AUT’s Professor Jarrod Haar was named Human Resource Researcher of the Year at the 2016 NZ HR Awards.
AUT Professor of Human Resource (HR) Management Jarrod Haar has set the bar high for HR academics, taking away the inaugural HR Researcher of the Year award at the annual NZ HR Awards. Introduced this year, the award recognises academics who demonstrate research excellence in HR management.
Professor Haar recently joined the Management Department in the AUT Business School.
Academic leadership, media impact
The judging panel consisted of experienced HR practitioners and members of the academic community, who said, “Jarrod was a worthy winner due to his strong overall research record. [We] also noted his academic leadership and media impact both nationally and internationally”.
World class research
Favouring HR topics surrounding work life balance, cultural factors in the workplace and leadership, Professor Haar is a world-class researcher who was recognised in the last New Zealand Government’s Performance-Based research fund round.

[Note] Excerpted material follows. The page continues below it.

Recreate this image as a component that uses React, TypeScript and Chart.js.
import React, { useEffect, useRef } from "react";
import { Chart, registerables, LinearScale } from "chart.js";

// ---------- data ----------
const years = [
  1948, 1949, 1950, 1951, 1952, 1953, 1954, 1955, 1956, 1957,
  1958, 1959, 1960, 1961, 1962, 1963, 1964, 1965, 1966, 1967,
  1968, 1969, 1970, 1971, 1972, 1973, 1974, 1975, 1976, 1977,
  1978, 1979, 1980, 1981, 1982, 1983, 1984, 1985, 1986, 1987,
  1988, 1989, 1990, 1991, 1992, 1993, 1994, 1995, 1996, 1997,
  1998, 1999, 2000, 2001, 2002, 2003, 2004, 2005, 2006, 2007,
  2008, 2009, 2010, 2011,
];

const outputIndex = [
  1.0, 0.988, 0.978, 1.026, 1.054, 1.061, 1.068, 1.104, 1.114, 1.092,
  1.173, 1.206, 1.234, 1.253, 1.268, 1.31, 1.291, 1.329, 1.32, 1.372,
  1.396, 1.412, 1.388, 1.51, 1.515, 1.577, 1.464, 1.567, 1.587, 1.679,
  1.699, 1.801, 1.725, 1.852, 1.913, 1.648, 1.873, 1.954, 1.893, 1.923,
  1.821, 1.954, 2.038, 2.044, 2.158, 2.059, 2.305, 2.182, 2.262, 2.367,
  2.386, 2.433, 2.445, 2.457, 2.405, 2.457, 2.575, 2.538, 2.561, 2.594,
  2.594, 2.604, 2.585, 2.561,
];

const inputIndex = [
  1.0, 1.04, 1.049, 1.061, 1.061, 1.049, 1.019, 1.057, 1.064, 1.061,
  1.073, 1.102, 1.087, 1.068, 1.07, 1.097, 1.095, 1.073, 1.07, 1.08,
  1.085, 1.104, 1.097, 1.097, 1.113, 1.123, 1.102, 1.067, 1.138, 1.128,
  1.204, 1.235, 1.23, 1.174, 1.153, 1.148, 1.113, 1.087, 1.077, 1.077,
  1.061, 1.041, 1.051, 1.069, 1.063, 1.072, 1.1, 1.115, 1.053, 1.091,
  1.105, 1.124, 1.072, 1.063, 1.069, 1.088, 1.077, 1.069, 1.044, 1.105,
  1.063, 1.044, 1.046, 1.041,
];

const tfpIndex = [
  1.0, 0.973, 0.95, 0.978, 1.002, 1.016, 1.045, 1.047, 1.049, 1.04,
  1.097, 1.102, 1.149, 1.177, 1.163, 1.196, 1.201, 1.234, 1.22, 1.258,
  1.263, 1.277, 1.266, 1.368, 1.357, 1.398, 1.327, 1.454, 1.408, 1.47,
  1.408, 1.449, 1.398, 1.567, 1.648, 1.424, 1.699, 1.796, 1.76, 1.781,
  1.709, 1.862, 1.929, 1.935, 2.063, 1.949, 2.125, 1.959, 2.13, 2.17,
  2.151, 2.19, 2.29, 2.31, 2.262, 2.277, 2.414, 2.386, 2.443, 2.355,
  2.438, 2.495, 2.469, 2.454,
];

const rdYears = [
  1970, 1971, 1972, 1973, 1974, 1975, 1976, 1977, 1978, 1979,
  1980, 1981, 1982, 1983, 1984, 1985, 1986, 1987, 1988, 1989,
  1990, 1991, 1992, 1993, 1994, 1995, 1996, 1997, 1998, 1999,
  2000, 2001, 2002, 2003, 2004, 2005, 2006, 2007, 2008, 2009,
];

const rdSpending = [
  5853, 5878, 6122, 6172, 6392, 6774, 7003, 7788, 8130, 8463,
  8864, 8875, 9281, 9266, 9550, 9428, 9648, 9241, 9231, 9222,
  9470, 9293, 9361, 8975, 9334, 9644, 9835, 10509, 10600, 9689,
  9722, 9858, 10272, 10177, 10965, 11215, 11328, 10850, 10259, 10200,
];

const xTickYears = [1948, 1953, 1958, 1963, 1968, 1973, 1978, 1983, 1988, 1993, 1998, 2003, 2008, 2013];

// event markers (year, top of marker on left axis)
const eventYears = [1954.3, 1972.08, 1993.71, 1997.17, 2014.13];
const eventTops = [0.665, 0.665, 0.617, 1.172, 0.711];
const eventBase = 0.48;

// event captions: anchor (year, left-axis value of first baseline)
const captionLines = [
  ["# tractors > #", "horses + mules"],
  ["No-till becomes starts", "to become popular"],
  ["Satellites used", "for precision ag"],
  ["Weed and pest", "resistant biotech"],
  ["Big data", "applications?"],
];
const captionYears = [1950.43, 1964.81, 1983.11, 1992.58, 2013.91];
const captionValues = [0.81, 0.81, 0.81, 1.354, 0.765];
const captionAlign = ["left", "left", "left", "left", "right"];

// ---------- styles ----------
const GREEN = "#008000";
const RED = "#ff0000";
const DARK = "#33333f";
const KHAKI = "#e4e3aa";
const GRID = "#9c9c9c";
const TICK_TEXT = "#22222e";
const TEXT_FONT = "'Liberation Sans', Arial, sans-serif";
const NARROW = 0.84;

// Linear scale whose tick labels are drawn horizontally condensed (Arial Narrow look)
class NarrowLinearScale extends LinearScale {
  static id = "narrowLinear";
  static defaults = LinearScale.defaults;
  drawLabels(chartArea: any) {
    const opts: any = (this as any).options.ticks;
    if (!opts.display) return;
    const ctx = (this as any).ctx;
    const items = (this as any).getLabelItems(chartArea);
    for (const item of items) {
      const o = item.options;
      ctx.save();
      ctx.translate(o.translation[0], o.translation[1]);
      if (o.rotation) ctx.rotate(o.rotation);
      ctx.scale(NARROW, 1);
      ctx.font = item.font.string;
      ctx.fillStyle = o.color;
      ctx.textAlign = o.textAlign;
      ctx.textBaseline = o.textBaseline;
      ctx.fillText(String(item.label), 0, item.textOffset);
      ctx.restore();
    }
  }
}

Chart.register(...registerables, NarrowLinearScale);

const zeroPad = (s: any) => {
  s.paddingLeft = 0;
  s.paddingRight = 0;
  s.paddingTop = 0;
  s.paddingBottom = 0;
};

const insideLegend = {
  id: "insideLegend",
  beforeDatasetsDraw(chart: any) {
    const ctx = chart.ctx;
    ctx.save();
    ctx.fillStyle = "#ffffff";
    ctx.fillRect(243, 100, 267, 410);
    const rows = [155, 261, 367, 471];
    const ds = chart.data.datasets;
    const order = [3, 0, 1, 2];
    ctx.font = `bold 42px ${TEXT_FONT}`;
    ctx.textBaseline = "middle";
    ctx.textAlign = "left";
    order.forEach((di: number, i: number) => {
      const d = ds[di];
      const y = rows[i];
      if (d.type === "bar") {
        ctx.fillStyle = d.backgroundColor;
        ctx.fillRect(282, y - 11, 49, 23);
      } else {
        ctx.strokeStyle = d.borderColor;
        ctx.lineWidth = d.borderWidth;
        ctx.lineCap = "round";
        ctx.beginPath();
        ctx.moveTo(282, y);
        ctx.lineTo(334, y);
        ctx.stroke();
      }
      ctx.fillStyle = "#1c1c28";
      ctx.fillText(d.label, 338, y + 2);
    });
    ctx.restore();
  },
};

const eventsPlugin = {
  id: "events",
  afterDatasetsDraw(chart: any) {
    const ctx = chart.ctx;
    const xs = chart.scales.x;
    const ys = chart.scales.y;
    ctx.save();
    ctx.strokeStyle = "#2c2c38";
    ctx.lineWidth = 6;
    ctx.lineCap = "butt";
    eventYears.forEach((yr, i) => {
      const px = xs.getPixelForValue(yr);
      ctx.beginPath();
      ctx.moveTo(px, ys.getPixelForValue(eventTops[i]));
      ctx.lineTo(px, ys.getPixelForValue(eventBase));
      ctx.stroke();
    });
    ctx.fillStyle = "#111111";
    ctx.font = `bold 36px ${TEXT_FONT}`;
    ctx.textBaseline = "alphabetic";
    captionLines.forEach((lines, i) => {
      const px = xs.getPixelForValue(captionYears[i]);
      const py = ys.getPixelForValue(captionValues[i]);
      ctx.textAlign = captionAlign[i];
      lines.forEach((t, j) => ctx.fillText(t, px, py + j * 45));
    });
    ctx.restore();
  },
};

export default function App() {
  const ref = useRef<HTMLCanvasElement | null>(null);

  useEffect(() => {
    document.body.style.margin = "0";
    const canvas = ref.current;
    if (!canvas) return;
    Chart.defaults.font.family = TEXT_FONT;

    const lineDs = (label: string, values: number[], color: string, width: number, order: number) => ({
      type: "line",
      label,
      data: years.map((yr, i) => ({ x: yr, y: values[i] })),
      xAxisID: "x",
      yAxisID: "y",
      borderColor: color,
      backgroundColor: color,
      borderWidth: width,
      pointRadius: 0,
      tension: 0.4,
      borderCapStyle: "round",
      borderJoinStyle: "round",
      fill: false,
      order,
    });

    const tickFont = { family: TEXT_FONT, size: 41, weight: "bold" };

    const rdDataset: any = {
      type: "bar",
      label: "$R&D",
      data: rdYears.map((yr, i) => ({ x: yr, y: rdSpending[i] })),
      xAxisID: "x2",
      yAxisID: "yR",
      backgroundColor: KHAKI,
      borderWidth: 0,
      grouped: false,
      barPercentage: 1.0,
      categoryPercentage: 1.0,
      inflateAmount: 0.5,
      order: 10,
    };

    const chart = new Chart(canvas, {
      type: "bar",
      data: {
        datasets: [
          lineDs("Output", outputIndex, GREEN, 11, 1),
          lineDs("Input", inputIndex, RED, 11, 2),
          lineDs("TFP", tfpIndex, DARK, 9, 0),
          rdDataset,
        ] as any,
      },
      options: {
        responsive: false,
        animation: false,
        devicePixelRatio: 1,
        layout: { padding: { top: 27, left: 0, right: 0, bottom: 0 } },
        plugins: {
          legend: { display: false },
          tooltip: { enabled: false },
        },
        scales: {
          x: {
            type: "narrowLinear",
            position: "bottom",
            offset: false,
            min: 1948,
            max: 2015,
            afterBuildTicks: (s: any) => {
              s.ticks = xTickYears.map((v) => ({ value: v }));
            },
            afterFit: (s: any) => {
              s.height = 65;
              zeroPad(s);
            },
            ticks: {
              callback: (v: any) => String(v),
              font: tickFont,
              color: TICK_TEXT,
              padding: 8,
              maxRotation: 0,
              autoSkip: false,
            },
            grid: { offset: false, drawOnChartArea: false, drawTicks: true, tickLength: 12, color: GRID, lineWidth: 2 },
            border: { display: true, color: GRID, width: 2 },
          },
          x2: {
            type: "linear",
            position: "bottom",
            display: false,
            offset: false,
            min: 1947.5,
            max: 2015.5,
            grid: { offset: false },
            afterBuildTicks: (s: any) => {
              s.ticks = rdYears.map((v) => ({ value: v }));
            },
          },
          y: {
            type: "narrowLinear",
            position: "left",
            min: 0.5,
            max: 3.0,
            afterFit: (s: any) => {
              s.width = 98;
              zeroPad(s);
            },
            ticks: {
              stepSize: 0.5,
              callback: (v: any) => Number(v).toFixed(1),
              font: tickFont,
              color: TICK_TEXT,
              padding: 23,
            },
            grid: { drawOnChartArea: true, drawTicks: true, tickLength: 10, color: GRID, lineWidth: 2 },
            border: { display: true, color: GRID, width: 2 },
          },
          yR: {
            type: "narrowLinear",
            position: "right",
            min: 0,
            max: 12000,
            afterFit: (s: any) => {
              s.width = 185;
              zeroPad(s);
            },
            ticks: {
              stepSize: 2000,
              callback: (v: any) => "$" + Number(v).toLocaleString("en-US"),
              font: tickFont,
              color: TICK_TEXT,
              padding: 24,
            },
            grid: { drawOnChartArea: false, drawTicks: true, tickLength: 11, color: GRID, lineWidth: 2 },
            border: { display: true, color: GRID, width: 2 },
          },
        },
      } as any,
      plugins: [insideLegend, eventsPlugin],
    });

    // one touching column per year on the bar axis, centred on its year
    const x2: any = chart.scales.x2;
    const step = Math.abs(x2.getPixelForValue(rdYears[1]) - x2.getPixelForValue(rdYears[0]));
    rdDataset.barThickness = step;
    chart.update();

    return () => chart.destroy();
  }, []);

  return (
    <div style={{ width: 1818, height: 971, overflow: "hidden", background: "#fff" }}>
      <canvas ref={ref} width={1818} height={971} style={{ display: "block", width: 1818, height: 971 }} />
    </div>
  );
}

With over 250 refereed academic outputs, including 63 journal articles, Haar stresses the importance of data in HR management, a sector that he believes should embrace quantitative research.

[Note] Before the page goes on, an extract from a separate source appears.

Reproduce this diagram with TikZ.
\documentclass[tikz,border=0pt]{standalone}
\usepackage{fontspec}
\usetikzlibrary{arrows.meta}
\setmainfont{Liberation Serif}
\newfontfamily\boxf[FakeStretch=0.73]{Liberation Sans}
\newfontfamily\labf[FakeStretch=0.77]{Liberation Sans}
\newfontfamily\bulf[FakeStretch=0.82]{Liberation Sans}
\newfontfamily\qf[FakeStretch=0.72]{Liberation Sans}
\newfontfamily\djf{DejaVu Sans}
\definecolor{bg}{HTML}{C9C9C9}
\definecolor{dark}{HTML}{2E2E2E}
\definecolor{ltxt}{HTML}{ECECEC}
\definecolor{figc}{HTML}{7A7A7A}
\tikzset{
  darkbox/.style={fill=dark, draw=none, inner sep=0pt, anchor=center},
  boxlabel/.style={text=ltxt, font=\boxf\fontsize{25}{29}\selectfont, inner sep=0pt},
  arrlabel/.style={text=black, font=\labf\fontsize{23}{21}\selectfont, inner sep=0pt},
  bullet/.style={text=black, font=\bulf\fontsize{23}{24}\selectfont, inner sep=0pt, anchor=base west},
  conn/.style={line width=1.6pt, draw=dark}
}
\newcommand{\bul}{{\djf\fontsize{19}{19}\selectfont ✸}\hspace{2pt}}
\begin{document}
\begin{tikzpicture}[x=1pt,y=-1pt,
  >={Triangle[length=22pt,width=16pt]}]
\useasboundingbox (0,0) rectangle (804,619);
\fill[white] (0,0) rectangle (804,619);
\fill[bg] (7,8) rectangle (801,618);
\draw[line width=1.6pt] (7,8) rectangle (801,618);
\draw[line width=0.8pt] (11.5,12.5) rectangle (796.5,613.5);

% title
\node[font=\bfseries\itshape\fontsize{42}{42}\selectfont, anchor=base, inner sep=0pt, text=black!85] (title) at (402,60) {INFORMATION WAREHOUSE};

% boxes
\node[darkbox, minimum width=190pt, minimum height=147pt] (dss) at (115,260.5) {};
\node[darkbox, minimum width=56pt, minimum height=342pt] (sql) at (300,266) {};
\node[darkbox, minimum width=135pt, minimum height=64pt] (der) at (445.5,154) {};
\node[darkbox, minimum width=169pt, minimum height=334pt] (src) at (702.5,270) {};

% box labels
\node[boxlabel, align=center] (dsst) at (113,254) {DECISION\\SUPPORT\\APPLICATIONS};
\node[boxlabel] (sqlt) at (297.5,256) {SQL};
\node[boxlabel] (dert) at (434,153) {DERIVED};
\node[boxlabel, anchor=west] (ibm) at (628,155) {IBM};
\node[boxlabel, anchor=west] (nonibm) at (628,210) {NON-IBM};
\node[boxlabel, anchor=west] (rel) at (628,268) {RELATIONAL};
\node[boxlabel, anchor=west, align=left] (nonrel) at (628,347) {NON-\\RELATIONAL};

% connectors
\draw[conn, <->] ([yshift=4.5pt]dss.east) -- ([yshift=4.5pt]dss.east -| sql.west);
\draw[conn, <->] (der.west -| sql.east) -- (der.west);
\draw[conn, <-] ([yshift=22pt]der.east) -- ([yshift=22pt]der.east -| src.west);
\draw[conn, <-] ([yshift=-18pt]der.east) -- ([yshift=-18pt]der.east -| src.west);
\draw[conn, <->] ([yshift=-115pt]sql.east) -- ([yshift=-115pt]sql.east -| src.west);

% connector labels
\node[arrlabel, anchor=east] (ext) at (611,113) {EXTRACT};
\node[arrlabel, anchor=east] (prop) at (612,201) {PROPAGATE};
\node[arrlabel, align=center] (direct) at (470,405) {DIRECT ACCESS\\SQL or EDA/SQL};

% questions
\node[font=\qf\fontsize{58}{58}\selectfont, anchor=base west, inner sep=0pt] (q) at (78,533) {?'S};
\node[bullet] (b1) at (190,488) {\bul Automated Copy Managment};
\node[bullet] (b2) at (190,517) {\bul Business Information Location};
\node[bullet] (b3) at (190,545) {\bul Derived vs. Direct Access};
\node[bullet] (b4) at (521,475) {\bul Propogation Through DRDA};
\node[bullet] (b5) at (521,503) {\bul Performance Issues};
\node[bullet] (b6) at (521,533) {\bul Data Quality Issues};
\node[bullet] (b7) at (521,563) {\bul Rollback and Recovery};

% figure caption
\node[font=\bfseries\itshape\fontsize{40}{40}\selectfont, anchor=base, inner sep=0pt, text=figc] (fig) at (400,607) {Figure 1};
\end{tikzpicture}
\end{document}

“HR has traditionally been seen as focused on the ‘soft side’ of business. Using HR analytics and hard data to predict trends such as absenteeism or turnover can help legitimise HR strategy, making it easier to sell in to senior management,” says Haar.
Professor Haar who teaches HR analytics, sees analytics as one of the key trends for 2016. Using data analytics allows practitioners to understand complex data and give human resource strategies concrete rationale, making them more visible to management.
Another key trend for 2016 is work-life balance, says Haar. Despite the growing appeal of flexible workplaces, such as opportunities to work from home, away from the office or hot desking, visiting the office is a necessity, even if just for socialisation.
His recent research found that, of seven cultures globally, Māori felt they had the best work-life balance. Finding the right balance can be an ongoing struggle.
“Trying to achieve work-life balance is almost like trying to squish everything into one container. As you try to squeeze one thing in, the others get pushed out,” says Haar.